Trump’s Korea Summit
This article is from the archive of The New York Sun before the launch of its new website in 2022. The Sun has neither altered nor updated such articles but will seek to correct any errors, mis-categorizations or other problems introduced during transfer.
President Trump’s plan to meet Kim Jong Un has already had one effect — it has flipped the New York Times. Only a few months ago the Times was complaining that Mr. Trump had threatened at the United Nations to destroy totally North Korea, while offering “hardly a hint of compromise or interest in negotiations.” Now the Gray Lady is rushing out an editorial saying that for once, Mr. Trump is doing the right thing, though of the editorial is devoted to sneering at the president.
The Times’ star columnist, Nick Kristof, reckons the summit is a “dangerous gamble and a bad idea.” They both fear that the President is not up to the task. We’re for diplomacy only as a last resort. Diplomacy’s danger is that it could hold out to the North Koreans the hope of a peaceful outcome and the possibility of permanent recognition of the jackbooted Juchists. It was a danger that was once descried — and decried — by liberal anti-communists, most eloquently by the Jewish Daily Forward.
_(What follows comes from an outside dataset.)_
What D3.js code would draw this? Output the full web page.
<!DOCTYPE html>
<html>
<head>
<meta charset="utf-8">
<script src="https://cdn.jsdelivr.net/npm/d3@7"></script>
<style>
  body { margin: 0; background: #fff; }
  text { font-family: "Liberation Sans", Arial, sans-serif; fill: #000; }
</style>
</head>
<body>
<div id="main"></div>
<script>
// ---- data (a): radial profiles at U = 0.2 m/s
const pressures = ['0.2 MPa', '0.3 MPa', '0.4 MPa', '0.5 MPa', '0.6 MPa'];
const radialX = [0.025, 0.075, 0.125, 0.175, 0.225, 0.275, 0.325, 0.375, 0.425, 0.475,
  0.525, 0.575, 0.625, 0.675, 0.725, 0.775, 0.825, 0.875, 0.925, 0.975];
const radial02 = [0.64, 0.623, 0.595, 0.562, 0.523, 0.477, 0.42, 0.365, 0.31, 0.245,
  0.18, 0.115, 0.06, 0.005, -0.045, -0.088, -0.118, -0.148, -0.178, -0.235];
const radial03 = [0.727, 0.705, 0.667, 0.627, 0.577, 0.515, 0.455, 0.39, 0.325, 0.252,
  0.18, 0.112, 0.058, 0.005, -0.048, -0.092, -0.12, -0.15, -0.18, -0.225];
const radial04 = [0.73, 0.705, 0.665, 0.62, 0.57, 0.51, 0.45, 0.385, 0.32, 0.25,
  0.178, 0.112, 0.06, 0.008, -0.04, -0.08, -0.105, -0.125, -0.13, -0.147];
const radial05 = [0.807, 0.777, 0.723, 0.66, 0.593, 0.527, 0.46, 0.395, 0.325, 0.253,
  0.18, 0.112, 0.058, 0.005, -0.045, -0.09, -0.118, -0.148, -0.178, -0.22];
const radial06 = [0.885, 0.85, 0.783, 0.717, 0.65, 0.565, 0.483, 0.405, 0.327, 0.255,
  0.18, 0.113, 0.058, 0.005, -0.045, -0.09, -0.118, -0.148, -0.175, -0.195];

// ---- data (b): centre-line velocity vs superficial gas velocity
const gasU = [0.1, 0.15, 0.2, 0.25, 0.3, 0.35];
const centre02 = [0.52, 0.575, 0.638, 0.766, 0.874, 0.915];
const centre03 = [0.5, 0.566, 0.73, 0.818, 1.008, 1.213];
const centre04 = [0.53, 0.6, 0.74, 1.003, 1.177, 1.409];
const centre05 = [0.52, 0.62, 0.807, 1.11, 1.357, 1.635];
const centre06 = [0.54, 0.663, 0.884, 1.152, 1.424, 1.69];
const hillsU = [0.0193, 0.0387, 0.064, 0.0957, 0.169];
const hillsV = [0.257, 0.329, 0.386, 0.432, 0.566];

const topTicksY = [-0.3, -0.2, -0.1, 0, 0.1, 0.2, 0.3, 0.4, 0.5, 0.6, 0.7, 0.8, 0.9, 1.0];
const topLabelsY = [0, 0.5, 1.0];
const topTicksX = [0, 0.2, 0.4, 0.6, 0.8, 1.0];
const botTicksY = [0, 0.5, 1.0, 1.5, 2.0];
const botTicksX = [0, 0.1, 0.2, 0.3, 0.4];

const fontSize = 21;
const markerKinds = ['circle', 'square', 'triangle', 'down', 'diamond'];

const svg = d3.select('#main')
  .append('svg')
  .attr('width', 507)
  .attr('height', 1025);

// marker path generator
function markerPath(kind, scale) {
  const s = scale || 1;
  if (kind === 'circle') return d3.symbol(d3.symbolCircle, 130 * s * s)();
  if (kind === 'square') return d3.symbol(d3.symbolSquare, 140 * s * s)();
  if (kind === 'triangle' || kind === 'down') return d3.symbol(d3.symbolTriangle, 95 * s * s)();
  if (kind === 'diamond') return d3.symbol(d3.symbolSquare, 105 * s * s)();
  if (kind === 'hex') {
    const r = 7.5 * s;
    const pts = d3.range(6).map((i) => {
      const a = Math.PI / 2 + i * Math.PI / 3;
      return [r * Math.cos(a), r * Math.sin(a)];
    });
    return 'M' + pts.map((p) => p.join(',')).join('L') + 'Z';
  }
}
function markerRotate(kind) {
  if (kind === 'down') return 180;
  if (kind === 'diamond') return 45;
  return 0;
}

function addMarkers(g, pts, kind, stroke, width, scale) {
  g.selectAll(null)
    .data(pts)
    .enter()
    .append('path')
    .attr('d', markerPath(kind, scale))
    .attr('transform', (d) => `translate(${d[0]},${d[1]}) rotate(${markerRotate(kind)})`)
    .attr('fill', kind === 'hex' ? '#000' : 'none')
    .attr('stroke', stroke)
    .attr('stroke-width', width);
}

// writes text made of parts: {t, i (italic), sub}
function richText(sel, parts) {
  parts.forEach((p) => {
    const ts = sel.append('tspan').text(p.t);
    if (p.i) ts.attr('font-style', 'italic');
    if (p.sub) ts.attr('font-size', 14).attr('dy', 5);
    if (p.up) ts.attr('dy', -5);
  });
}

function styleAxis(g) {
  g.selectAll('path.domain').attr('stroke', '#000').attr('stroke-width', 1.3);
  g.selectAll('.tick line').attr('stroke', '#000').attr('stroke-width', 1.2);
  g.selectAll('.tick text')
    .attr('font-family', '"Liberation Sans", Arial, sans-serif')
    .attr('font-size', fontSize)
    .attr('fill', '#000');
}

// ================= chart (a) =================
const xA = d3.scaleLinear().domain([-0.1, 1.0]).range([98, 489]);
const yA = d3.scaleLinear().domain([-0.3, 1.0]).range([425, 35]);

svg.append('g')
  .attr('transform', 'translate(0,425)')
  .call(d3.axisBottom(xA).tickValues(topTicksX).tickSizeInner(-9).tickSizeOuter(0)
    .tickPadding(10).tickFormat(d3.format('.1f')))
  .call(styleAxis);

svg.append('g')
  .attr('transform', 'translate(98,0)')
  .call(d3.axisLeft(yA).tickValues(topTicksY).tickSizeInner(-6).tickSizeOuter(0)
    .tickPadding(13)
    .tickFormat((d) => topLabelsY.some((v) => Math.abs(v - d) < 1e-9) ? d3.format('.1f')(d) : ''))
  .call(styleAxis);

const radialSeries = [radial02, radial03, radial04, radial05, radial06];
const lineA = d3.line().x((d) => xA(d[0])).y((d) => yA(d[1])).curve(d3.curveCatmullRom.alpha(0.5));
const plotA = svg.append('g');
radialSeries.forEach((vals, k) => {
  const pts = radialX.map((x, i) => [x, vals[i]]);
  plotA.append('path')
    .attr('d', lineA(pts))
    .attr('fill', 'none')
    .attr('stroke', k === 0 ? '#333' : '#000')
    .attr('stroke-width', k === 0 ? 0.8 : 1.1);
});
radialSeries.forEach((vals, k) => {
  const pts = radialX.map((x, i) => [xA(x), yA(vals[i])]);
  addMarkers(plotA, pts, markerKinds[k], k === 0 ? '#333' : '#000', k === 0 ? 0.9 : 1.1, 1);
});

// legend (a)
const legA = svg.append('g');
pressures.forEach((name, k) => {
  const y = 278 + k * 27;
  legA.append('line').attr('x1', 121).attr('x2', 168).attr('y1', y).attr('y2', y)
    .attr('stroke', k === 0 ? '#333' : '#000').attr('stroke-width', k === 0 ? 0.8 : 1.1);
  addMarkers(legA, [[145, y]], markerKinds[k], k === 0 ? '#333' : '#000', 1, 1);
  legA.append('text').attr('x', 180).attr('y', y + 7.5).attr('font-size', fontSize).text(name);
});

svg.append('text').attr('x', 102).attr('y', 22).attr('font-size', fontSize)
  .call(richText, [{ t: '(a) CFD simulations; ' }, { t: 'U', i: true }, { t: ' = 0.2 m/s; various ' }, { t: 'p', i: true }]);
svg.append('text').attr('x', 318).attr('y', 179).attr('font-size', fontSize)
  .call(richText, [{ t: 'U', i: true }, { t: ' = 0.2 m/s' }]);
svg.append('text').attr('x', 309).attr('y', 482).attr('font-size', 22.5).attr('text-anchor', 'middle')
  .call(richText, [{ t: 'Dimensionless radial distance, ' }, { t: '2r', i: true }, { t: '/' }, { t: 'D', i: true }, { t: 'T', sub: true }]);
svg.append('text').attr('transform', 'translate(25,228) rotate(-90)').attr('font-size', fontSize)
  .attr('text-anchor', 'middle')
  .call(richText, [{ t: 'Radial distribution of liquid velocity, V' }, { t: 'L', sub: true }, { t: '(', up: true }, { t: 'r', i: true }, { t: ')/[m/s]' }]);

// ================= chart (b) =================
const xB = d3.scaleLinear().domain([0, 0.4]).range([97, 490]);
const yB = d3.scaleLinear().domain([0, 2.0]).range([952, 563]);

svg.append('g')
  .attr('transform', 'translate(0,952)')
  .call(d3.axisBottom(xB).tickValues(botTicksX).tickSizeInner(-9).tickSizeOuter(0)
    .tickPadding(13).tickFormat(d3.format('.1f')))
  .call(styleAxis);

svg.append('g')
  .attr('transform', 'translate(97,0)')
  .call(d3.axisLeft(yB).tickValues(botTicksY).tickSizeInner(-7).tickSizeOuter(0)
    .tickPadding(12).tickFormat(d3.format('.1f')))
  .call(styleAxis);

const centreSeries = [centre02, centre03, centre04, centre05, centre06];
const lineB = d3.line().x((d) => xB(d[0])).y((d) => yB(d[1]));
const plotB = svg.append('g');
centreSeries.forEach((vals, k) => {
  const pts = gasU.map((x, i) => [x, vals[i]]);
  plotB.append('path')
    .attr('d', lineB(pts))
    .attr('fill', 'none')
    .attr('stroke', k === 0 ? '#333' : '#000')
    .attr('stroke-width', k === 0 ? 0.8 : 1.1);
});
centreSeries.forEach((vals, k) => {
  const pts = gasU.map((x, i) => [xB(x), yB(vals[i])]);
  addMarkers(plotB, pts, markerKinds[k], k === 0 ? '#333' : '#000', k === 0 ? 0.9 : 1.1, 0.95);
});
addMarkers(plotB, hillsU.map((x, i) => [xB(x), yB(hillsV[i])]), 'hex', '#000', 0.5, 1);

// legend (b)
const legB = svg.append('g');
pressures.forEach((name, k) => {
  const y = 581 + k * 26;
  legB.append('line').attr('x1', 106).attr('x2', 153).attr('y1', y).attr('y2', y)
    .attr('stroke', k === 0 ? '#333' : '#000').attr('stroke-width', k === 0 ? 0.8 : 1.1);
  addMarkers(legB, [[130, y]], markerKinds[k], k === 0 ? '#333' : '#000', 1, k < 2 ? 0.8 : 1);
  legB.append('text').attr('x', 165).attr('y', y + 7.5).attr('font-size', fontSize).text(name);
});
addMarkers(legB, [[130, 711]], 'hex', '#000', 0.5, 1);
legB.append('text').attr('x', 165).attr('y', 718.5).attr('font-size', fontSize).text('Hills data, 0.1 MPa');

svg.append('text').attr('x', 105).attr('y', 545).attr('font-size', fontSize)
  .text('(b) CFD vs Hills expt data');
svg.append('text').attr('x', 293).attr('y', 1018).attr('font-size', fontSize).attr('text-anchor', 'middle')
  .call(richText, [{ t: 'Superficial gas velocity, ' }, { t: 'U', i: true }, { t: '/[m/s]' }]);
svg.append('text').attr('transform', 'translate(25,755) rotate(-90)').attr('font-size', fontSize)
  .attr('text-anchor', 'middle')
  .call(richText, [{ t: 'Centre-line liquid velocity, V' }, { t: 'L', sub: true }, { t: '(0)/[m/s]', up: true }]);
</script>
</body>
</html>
On the morrow of the Communist assault on South Korea in June 1950, the Forward had issued a famous editorial warning of “the swindle and hypocrisy of the so-called ‘Peace Campaign’ which Moscow’s agents have been promoting throughout the world.” It made it clear that it comprehended that absent a retreat by the communists a new world war would become inevitable. That world war sputtered between hot and cold for two generations.
America’s own sacrifices in that war were enormous, not that the sacrifices of our allies were any less, and Korea is one of the last battles. This is the burden Mr. Trump will carry to any Korean summit. Secretary of State Tillerson is cautioning that what’s ahead are mere talks, rather than proper negotiations. He did not define the difference, the AP reported, noting that our two countries are “still technically at war.” If that’s true, why are we even talking?
The moment reminds us of, say, the closing days of our own civil war. There was a danger of a peace being negotiated in the last days of a war in which the Confederacy had already been defeated. (The crisis is dramatized in the movie “Lincoln.”) In the case of Korea, Mr. Trump is hobbled by a South Korean administration that came into office campaigning for appeasement and a federation with the North. The hardline president who would have known better is now sitting in a prison cell.
Our own skepticism of outreach to the North goes back years. In the late 1970s, we sat with Kim Dae-jung, then a dissident politician, in the parlor of his home in Seoul. He was under house arrest at the time. He was pressing his own vision for outreach to the North. We doubted he was up to it. “No democracy, not strong,” he kept telling us. In one of those astounding events for which Korea is famous, he ended up as president.
Once in the Blue House, Kim Dae-jung pardoned, in Chun Doo Hwan, the president who’d once sentenced Kim to death. Kim Dae-jung also launched his so-called Sunshine policy and made a visit to the North. He won the Nobel Prize for Peace in 2000. It all ended in scandal and recrimination, though, when it turned out that the Sunshine summit had been purchased with hundreds of millions of dollars of transfers to the regime Kim Jong Un’s father headed. The deal, it seems, turned out to have been artless.